Task brief:
Each line below must be set down exactly; omit any image you find.
□ □ □ □ □ □ □
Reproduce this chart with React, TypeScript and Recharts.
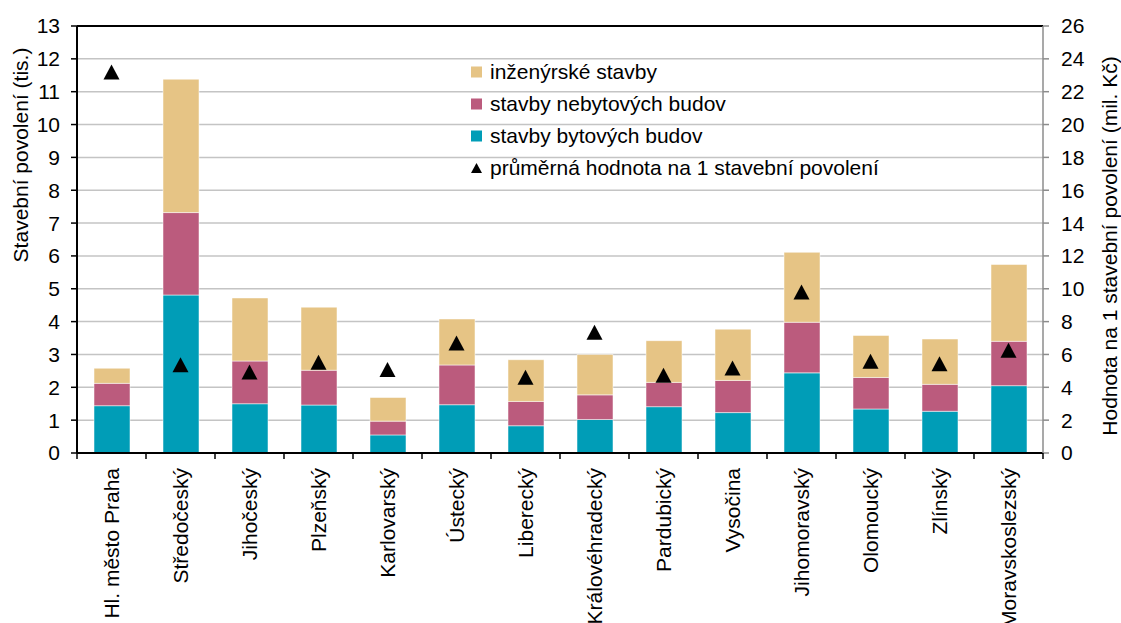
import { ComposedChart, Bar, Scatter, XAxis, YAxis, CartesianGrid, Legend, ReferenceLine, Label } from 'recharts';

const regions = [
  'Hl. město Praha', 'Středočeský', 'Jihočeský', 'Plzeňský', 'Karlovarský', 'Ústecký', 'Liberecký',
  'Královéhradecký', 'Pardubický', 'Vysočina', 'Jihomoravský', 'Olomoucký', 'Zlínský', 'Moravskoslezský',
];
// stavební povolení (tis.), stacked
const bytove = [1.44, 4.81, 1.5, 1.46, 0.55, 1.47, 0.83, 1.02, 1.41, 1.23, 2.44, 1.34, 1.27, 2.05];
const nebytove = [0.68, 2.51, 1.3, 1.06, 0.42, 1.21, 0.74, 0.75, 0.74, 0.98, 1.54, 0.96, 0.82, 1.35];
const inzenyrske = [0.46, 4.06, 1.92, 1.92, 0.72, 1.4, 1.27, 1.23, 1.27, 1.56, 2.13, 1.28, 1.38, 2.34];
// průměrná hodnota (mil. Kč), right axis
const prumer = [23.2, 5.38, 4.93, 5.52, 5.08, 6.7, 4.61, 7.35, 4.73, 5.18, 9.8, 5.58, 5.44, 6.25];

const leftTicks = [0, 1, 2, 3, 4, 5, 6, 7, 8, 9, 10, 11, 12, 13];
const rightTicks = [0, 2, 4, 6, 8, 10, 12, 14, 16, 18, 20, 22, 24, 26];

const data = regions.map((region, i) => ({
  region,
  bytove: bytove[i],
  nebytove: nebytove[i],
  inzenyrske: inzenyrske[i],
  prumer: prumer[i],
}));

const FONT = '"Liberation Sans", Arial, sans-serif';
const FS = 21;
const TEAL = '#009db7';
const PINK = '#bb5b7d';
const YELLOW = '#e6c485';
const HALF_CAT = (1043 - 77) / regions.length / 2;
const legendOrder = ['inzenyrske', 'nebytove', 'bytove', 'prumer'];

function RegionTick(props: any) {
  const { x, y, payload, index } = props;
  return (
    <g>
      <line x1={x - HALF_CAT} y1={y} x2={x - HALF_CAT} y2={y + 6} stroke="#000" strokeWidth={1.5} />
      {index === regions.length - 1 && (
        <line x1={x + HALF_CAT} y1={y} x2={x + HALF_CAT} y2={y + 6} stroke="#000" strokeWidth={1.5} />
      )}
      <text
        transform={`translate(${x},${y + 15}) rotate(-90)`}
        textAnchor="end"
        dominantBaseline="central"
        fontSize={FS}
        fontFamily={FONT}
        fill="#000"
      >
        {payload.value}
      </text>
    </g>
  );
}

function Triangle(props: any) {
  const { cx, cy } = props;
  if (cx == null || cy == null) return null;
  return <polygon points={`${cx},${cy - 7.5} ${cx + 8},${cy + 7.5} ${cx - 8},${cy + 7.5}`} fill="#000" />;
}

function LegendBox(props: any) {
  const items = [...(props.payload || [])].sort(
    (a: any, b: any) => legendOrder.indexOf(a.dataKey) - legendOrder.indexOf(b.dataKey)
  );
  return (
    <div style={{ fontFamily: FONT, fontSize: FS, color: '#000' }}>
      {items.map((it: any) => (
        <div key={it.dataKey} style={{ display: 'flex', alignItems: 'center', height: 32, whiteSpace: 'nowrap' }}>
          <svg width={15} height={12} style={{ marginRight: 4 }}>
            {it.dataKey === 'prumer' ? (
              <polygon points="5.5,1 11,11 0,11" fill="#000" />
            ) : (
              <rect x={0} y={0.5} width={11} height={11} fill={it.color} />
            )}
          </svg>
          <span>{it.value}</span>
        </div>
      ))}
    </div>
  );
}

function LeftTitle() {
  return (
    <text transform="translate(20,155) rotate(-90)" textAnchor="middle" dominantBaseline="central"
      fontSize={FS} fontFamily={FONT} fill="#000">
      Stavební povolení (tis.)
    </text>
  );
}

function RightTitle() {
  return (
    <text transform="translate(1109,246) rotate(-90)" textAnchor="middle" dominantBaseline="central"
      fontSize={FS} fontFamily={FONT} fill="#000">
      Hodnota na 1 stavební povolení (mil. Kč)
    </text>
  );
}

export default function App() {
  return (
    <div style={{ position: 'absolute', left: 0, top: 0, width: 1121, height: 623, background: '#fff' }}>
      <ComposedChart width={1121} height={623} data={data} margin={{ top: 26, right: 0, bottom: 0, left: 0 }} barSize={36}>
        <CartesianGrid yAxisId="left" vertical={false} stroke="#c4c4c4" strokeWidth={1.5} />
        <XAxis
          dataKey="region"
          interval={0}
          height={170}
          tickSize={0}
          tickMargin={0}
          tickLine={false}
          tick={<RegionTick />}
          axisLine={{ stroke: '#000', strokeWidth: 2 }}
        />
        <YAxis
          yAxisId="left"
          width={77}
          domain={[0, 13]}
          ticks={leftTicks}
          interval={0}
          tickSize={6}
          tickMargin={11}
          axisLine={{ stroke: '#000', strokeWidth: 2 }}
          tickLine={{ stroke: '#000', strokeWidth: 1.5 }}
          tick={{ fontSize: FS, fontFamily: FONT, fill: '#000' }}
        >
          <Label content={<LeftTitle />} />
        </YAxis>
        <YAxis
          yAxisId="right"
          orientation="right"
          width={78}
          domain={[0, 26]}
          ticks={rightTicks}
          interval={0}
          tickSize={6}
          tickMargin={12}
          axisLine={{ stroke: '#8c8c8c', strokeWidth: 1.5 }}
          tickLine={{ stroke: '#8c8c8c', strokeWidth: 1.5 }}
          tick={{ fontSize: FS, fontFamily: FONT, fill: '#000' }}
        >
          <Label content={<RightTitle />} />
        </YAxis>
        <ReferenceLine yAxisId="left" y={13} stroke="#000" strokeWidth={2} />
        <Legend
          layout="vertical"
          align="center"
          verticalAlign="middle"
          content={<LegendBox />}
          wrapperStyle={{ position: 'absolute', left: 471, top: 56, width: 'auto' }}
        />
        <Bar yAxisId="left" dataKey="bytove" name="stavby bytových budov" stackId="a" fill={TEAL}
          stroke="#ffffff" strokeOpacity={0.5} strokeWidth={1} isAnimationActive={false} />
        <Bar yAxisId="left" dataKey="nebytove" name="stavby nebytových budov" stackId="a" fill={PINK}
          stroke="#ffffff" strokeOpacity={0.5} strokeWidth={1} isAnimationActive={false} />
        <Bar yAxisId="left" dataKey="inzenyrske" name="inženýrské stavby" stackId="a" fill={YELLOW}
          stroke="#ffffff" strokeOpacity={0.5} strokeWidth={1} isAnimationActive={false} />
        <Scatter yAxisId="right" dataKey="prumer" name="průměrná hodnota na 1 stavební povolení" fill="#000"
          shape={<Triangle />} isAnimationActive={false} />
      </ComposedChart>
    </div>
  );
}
□ □ □ □ □ □ □
Exercise response:
Reproduce this chart with React, TypeScript and Recharts.
import { ComposedChart, Bar, Scatter, XAxis, YAxis, CartesianGrid, Legend, ReferenceLine, Label } from 'recharts';

const regions = [
  'Hl. město Praha', 'Středočeský', 'Jihočeský', 'Plzeňský', 'Karlovarský', 'Ústecký', 'Liberecký',
  'Královéhradecký', 'Pardubický', 'Vysočina', 'Jihomoravský', 'Olomoucký', 'Zlínský', 'Moravskoslezský',
];
// stavební povolení (tis.), stacked
const bytove = [1.44, 4.81, 1.5, 1.46, 0.55, 1.47, 0.83, 1.02, 1.41, 1.23, 2.44, 1.34, 1.27, 2.05];
const nebytove = [0.68, 2.51, 1.3, 1.06, 0.42, 1.21, 0.74, 0.75, 0.74, 0.98, 1.54, 0.96, 0.82, 1.35];
const inzenyrske = [0.46, 4.06, 1.92, 1.92, 0.72, 1.4, 1.27, 1.23, 1.27, 1.56, 2.13, 1.28, 1.38, 2.34];
// průměrná hodnota (mil. Kč), right axis
const prumer = [23.2, 5.38, 4.93, 5.52, 5.08, 6.7, 4.61, 7.35, 4.73, 5.18, 9.8, 5.58, 5.44, 6.25];

const leftTicks = [0, 1, 2, 3, 4, 5, 6, 7, 8, 9, 10, 11, 12, 13];
const rightTicks = [0, 2, 4, 6, 8, 10, 12, 14, 16, 18, 20, 22, 24, 26];

const data = regions.map((region, i) => ({
  region,
  bytove: bytove[i],
  nebytove: nebytove[i],
  inzenyrske: inzenyrske[i],
  prumer: prumer[i],
}));

const FONT = '"Liberation Sans", Arial, sans-serif';
const FS = 21;
const TEAL = '#009db7';
const PINK = '#bb5b7d';
const YELLOW = '#e6c485';
const HALF_CAT = (1043 - 77) / regions.length / 2;
const legendOrder = ['inzenyrske', 'nebytove', 'bytove', 'prumer'];

function RegionTick(props: any) {
  const { x, y, payload, index } = props;
  return (
    <g>
      <line x1={x - HALF_CAT} y1={y} x2={x - HALF_CAT} y2={y + 6} stroke="#000" strokeWidth={1.5} />
      {index === regions.length - 1 && (
        <line x1={x + HALF_CAT} y1={y} x2={x + HALF_CAT} y2={y + 6} stroke="#000" strokeWidth={1.5} />
      )}
      <text
        transform={`translate(${x},${y + 15}) rotate(-90)`}
        textAnchor="end"
        dominantBaseline="central"
        fontSize={FS}
        fontFamily={FONT}
        fill="#000"
      >
        {payload.value}
      </text>
    </g>
  );
}

function Triangle(props: any) {
  const { cx, cy } = props;
  if (cx == null || cy == null) return null;
  return <polygon points={`${cx},${cy - 7.5} ${cx + 8},${cy + 7.5} ${cx - 8},${cy + 7.5}`} fill="#000" />;
}

function LegendBox(props: any) {
  const items = [...(props.payload || [])].sort(
    (a: any, b: any) => legendOrder.indexOf(a.dataKey) - legendOrder.indexOf(b.dataKey)
  );
  return (
    <div style={{ fontFamily: FONT, fontSize: FS, color: '#000' }}>
      {items.map((it: any) => (
        <div key={it.dataKey} style={{ display: 'flex', alignItems: 'center', height: 32, whiteSpace: 'nowrap' }}>
          <svg width={15} height={12} style={{ marginRight: 4 }}>
            {it.dataKey === 'prumer' ? (
              <polygon points="5.5,1 11,11 0,11" fill="#000" />
            ) : (
              <rect x={0} y={0.5} width={11} height={11} fill={it.color} />
            )}
          </svg>
          <span>{it.value}</span>
        </div>
      ))}
    </div>
  );
}

function LeftTitle() {
  return (
    <text transform="translate(20,155) rotate(-90)" textAnchor="middle" dominantBaseline="central"
      fontSize={FS} fontFamily={FONT} fill="#000">
      Stavební povolení (tis.)
    </text>
  );
}

function RightTitle() {
  return (
    <text transform="translate(1109,246) rotate(-90)" textAnchor="middle" dominantBaseline="central"
      fontSize={FS} fontFamily={FONT} fill="#000">
      Hodnota na 1 stavební povolení (mil. Kč)
    </text>
  );
}

export default function App() {
  return (
    <div style={{ position: 'absolute', left: 0, top: 0, width: 1121, height: 623, background: '#fff' }}>
      <ComposedChart width={1121} height={623} data={data} margin={{ top: 26, right: 0, bottom: 0, left: 0 }} barSize={36}>
        <CartesianGrid yAxisId="left" vertical={false} stroke="#c4c4c4" strokeWidth={1.5} />
        <XAxis
          dataKey="region"
          interval={0}
          height={170}
          tickSize={0}
          tickMargin={0}
          tickLine={false}
          tick={<RegionTick />}
          axisLine={{ stroke: '#000', strokeWidth: 2 }}
        />
        <YAxis
          yAxisId="left"
          width={77}
          domain={[0, 13]}
          ticks={leftTicks}
          interval={0}
          tickSize={6}
          tickMargin={11}
          axisLine={{ stroke: '#000', strokeWidth: 2 }}
          tickLine={{ stroke: '#000', strokeWidth: 1.5 }}
          tick={{ fontSize: FS, fontFamily: FONT, fill: '#000' }}
        >
          <Label content={<LeftTitle />} />
        </YAxis>
        <YAxis
          yAxisId="right"
          orientation="right"
          width={78}
          domain={[0, 26]}
          ticks={rightTicks}
          interval={0}
          tickSize={6}
          tickMargin={12}
          axisLine={{ stroke: '#8c8c8c', strokeWidth: 1.5 }}
          tickLine={{ stroke: '#8c8c8c', strokeWidth: 1.5 }}
          tick={{ fontSize: FS, fontFamily: FONT, fill: '#000' }}
        >
          <Label content={<RightTitle />} />
        </YAxis>
        <ReferenceLine yAxisId="left" y={13} stroke="#000" strokeWidth={2} />
        <Legend
          layout="vertical"
          align="center"
          verticalAlign="middle"
          content={<LegendBox />}
          wrapperStyle={{ position: 'absolute', left: 471, top: 56, width: 'auto' }}
        />
        <Bar yAxisId="left" dataKey="bytove" name="stavby bytových budov" stackId="a" fill={TEAL}
          stroke="#ffffff" strokeOpacity={0.5} strokeWidth={1} isAnimationActive={false} />
        <Bar yAxisId="left" dataKey="nebytove" name="stavby nebytových budov" stackId="a" fill={PINK}
          stroke="#ffffff" strokeOpacity={0.5} strokeWidth={1} isAnimationActive={false} />
        <Bar yAxisId="left" dataKey="inzenyrske" name="inženýrské stavby" stackId="a" fill={YELLOW}
          stroke="#ffffff" strokeOpacity={0.5} strokeWidth={1} isAnimationActive={false} />
        <Scatter yAxisId="right" dataKey="prumer" name="průměrná hodnota na 1 stavební povolení" fill="#000"
          shape={<Triangle />} isAnimationActive={false} />
      </ComposedChart>
    </div>
  );
}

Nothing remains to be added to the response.